Both engine variants offer identical fuel consumption and CO2 emissions at a claimed 57.6mpg (combined) and 129g/km. The four-wheel-drive system and beefed-up bodywork adds more than 120kg to the kerb weight.
For all that, emissions and economy are still very good, with both this manual-only, 148bhp version of the 2.0-litre diesel, and the auto-only, 181bhp range-topper achieving just 129g/km and 57.6mpg.
It doesn't feel much different to a standard Seat Leon ST to drive, and that's no bad thing. Sure, there's more body roll, but unless you're planning on doing competition slaloms in your family wagon, it's progressive enough not to be a problem.
Perhaps more noticeable are the pitch and dive along with a touch of body float over undulations, but even that's easily ignored.
The steering is perhaps lighter than some would want and never feels very communicative, but it weights up progressively and gives enough feedback to give you confidence in faster stuff while still making easy work of car park shenanigans.
Despite that softer suspension, the X-Perience's ride is actually a bit more unsettled than that of the standard car's. It's nothing you'd call uncomfortable, but it can be pretty jarring over heavy mid-corner ruts and it feels busy over high-frequency bumps and ripples.
Still, it settles enough to make this a relaxed motorway cruiser, and the engine helps give it good motorway legs. This familiar motor actually gets a touch more torque in this model over the 148bhp 2.0 TDI in the standard Leon, and it serves up a hefty mid-range punch that makes fast, smooth driving really easy.
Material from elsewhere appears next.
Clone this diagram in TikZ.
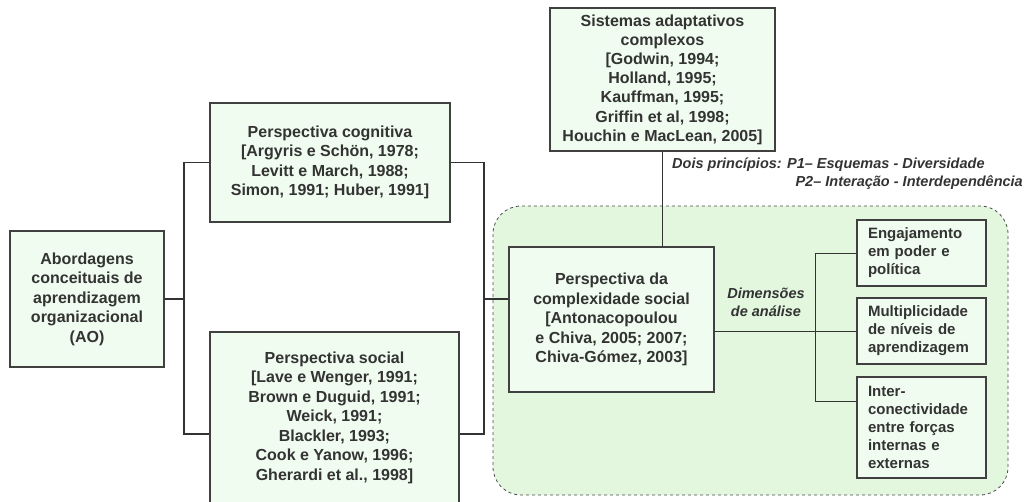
\documentclass[tikz,border=0pt]{standalone}
\usepackage{fontspec}
\setmainfont{Liberation Sans}
\begin{document}
\begin{tikzpicture}[x=1pt,y=-1pt,
  txt/.style={text=black!80},
  box/.style={draw=black!75, line width=1.1pt, fill=boxfill, inner sep=0pt, align=center, txt,
    font=\fontsize{16}{19.5}\selectfont\bfseries},
  sbox/.style={draw=black!75, line width=1.1pt, fill=boxfill, inner ysep=0pt, inner xsep=11pt,
    text width=107pt, align=left, txt, font=\fontsize{15}{18}\selectfont\bfseries},
  conn/.style={draw=black!80, line width=1.3pt},
  lab/.style={txt, inner sep=0pt, font=\fontsize{14.5}{18}\selectfont\bfseries\itshape}]
\definecolor{boxfill}{HTML}{F0FCF0}
\definecolor{regfill}{HTML}{E2F7DE}
\useasboundingbox (0,0) rectangle (1027,501);
% dashed region
\draw[dashed, draw=black!70, line width=0.8pt, fill=regfill, rounded corners=28pt] (493,206) rectangle (1008,495);
% nodes
\node[box, minimum width=154pt, minimum height=136pt] (ao) at (87,299)
  {Abordagens\\conceituais de\\aprendizagem\\organizacional\\(AO)};
\node[box, minimum width=240pt, minimum height=119pt] (cog) at (330,162.5)
  {Perspectiva cognitiva\\{[}Argyris e Schön, 1978;\\Levitt e March, 1988;\\Simon, 1991; Huber, 1991{]}};
\node[box, minimum width=249pt, minimum height=171pt] (soc) at (334.5,417.5)
  {Perspectiva social\\{[}Lave e Wenger, 1991;\\Brown e Duguid, 1991;\\Weick, 1991;\\Blackler, 1993;\\Cook e Yanow, 1996;\\Gherardi et al., 1998{]}};
\node[box, minimum width=225pt, minimum height=143pt, font=\fontsize{16}{19.2}\selectfont\bfseries] (sis) at (662.5,79.5)
  {Sistemas adaptativos\\complexos\\{[}Godwin, 1994;\\Holland, 1995;\\Kauffman, 1995;\\Griffin et al, 1998;\\Houchin e MacLean, 2005{]}};
\node[box, minimum width=205pt, minimum height=145pt] (comp) at (611.5,319.5)
  {Perspectiva da\\complexidade social\\{[}Antonacopoulou\\e Chiva, 2005; 2007;\\Chiva-Gómez, 2003{]}};
\node[sbox, minimum height=66pt] (eng) at (921.5,253)
  {Engajamento\\em poder e\\política};
\node[sbox, minimum height=66pt] (mult) at (921.5,331)
  {Multiplicidade\\de níveis de\\aprendizagem};
\node[sbox, minimum height=101pt] (inter) at (921.5,427.5)
  {Inter-\\conectividade\\entre forças\\internas e\\externas};
% labels
\node[lab, anchor=west] (p1) at (672,165) {Dois princípios: P1– Esquemas - Diversidade};
\node[lab, anchor=east] (p2) at (1023,183) {P2– Interação - Interdependência};
\node[lab, align=center] (dim) at (766,302) {Dimensões\\de análise};
% connectors
\coordinate (bl) at (184,299);
\coordinate (br) at (484,299);
\coordinate (bd) at (815,331);
\draw[conn] (ao.east) -- (bl);
\draw[conn] (cog.west) -| (bl) |- (soc.west |- 0,434);
\draw[conn] (cog.east) -| (br) |- (soc.east |- 0,434);
\draw[conn] (br) -- (comp.west |- br);
\draw[conn] (sis.south) -- (comp.north -| sis.south);
\draw[conn, line width=0.9pt] (comp.east |- mult.west) -- (mult.west);
\draw[conn, line width=0.9pt] (eng.west) -| (bd) |- (inter.west |- 0,401);
\end{tikzpicture}
\end{document}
Given that this is a car that's undeniably non-sporting in its intentions, the 181bhp model is probably only worth the extra cash if you really want the automatic transmission.
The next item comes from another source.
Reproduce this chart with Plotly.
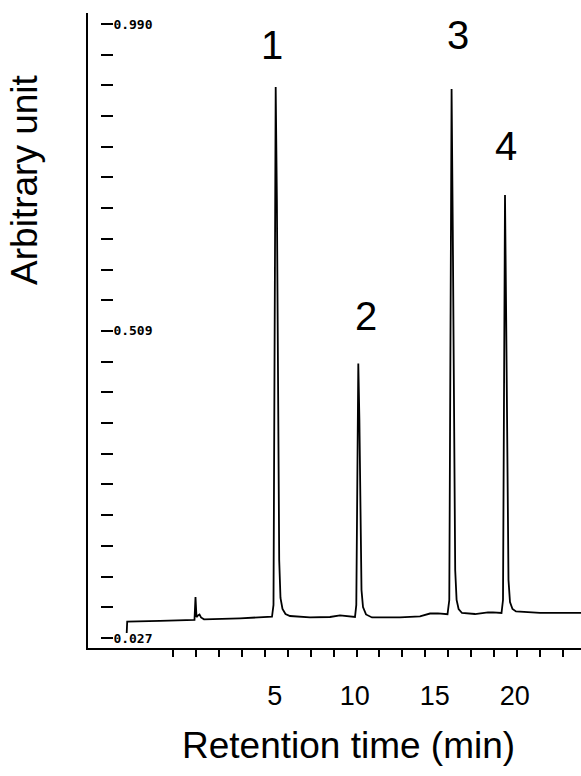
import plotly.graph_objects as go

# ---- data ----
retention_time = [-4.253, -4.222, -2.172, -0.297, -0.016, 0.047, 0.109, 0.203, 0.297, 0.391,
                  0.578, 2.828, 4.828,
                  4.922, 4.991, 5.059, 5.134, 5.203, 5.278, 5.359, 5.484, 5.672, 5.953,
                  7.203, 8.453, 9.078, 9.578, 10.016,
                  10.097, 10.159, 10.222, 10.291, 10.347, 10.422, 10.516, 10.703, 11.078,
                  12.828, 14.078, 14.703, 15.203, 15.797,
                  15.909, 15.978, 16.053, 16.128, 16.197, 16.278, 16.366, 16.491, 16.703,
                  17.516, 18.328, 18.641, 19.172,
                  19.266, 19.328, 19.391, 19.466, 19.534, 19.609, 19.703, 19.859, 20.078,
                  21.578, 24.141]
signal = [0.0348, 0.0526, 0.0537, 0.0555, 0.0555, 0.0913, 0.0599, 0.0623, 0.0639, 0.0592,
          0.0563, 0.0579, 0.0603,
          0.0788, 0.4003, 0.8912, 0.7140, 0.3689, 0.1493, 0.0897, 0.0725, 0.0646, 0.0615,
          0.0592, 0.0599, 0.0626, 0.0607, 0.0599,
          0.0788, 0.2905, 0.4575, 0.3689, 0.1964, 0.1023, 0.0756, 0.0639, 0.0592,
          0.0592, 0.0610, 0.0654, 0.0657, 0.0642,
          0.0866, 0.4316, 0.8880, 0.6669, 0.3219, 0.1337, 0.0866, 0.0725, 0.0662,
          0.0646, 0.0670, 0.0673, 0.0662,
          0.0866, 0.4003, 0.7218, 0.5257, 0.2748, 0.1180, 0.0835, 0.0725, 0.0686,
          0.0665, 0.0665]

peak_labels = ["1", "2", "3", "4"]
peak_times = [5.059, 10.222, 16.053, 19.391]
peak_heights = [0.8912, 0.4575, 0.8880, 0.7218]

x_tick_values = [5, 10, 15, 20]
x_tick_labels = ["5", "10", "15", "20"]
y_tick_values = [0.027, 0.509, 0.990]
y_tick_labels = ["0.027", "0.509", "0.990"]

# recorder chart divisions (tick marks only)
x_division_start, x_division_step, x_division_count = -4.25, 1.436, 20
x_divisions = [x_division_start + x_division_step * k for k in range(x_division_count)]

# ---- styling ----
SANS = "Liberation Sans, Arial, sans-serif"
MONO = "DejaVu Sans Mono, monospace"
label_shift = [(-4, 42), (8, 48), (6, 54), (1, 49)]

fig = go.Figure()
fig.add_trace(go.Scatter(x=retention_time, y=signal, mode="lines",
                         line=dict(color="black", width=1.8), showlegend=False,
                         hoverinfo="skip"))
# invisible trace so the recorder tick axes are drawn
fig.add_trace(go.Scatter(x=[retention_time[0]], y=[signal[0]], xaxis="x2", yaxis="y2",
                         mode="markers", marker=dict(opacity=0), showlegend=False,
                         hoverinfo="skip"))

for lab, t, h, (dx, dy) in zip(peak_labels, peak_times, peak_heights, label_shift):
    fig.add_annotation(x=t, y=h, text=lab, showarrow=False, xanchor="center",
                       yanchor="middle", xshift=dx, yshift=dy,
                       font=dict(family=SANS, size=40, color="black"))

fig.add_annotation(xref="paper", yref="paper", x=0.5294, y=-0.153,
                   text="Retention time (min)", showarrow=False,
                   xanchor="center", yanchor="middle",
                   font=dict(family=SANS, size=37, color="black"))
fig.add_annotation(xref="paper", yref="paper", x=-0.13, y=0.737,
                   text="Arbitrary unit", showarrow=False, textangle=-90,
                   xanchor="center", yanchor="middle",
                   font=dict(family=SANS, size=37, color="black"))

xrange = [-6.672, 24.141]
yrange = [0.0113, 1.0072]
fig.update_layout(
    width=581, height=776,
    margin=dict(l=88, r=0, t=13, b=128, autoexpand=False),
    paper_bgcolor="white", plot_bgcolor="white",
    xaxis=dict(range=xrange, showline=True, linecolor="black", linewidth=2,
               showgrid=False, zeroline=False, ticks="", automargin=False,
               tickvals=x_tick_values, ticktext=x_tick_labels,
               tickfont=dict(family=SANS, size=27, color="black"),
               ticklabelstandoff=23),
    xaxis2=dict(range=xrange, overlaying="x", anchor="y", side="bottom",
                showline=False, showgrid=False, zeroline=False, automargin=False,
                ticks="outside", ticklen=8, tickwidth=2.2, tickcolor="black",
                tickmode="array", tickvals=x_divisions, showticklabels=False),
    yaxis=dict(range=yrange, showline=True, linecolor="black", linewidth=2,
               showgrid=False, zeroline=False, ticks="", showticklabels=False,
               automargin=False),
    yaxis2=dict(range=yrange, overlaying="y", anchor="free", position=0.0243, side="left",
                showline=False, showgrid=False, zeroline=False, automargin=False,
                ticks="inside", ticklen=12, tickwidth=1.6, tickcolor="black",
                tickvals=y_tick_values, ticktext=y_tick_labels,
                ticklabelposition="inside",
                tickfont=dict(family=MONO, size=13, color="black", weight="bold"),
                minor=dict(ticks="inside", ticklen=12, tickwidth=1.6, tickcolor="black",
                           tick0=0.027, dtick=0.04815, showgrid=False)),
)

fig.write_html("out.html", config={"displayModeBar": False},
               post_script="document.body.style.margin='0';"
                           "document.body.style.overflow='hidden';")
Refinement has definitely suffered a little in the name of added ruggedness, both in terms of a bit more suspension noise and much more noticeable tyre roar on the motorway, the latter being the more bothersome at higher speeds. Engine and wind noise, meanwhile, are generally easily ignored.
The interior remains unchanged, so it is as practical as that of any Leon ST. It's unsurprisingly short of the outright roominess of a Skoda Octavia Estate, but will still cope with four people and lots of luggage with ease.
It also gets loads of equipment even in SE, with rear parking sensors, dual-zone climate control, leather-trimmed sports seats and interior LED lighting the chief additions over the standard ST's SE trim. Upgrade to SE Tech and your X-Perience will include 18in alloy wheels, adaptive LED headlights, front parking sensors, auto wipers and lights, an Alcantara upholstery and Seat's 6.5in touchscreen infotainment system complete with DAB radio and sat nav.
If you're after a spacious family estate that'll do dirt tracks, muddy yards and the odd damp grass slope with more aplomb than your average front-wheel drive wagon, this is well worth a look. Mind you, be sure that the standard front-wheel drive Seat Leon won't do the job, since it's more refined and quite a bit cheaper.
If you must have four-wheel drive, the Skoda Octavia Scout is usefully bigger and a bit cheaper kit-for-kit, making it the more common-sense choice if the Leon's sharp looks don't swing it for you. While the Volkwagen Golf Alltrack is the slightly more premium option for those keen on an off-road able estate.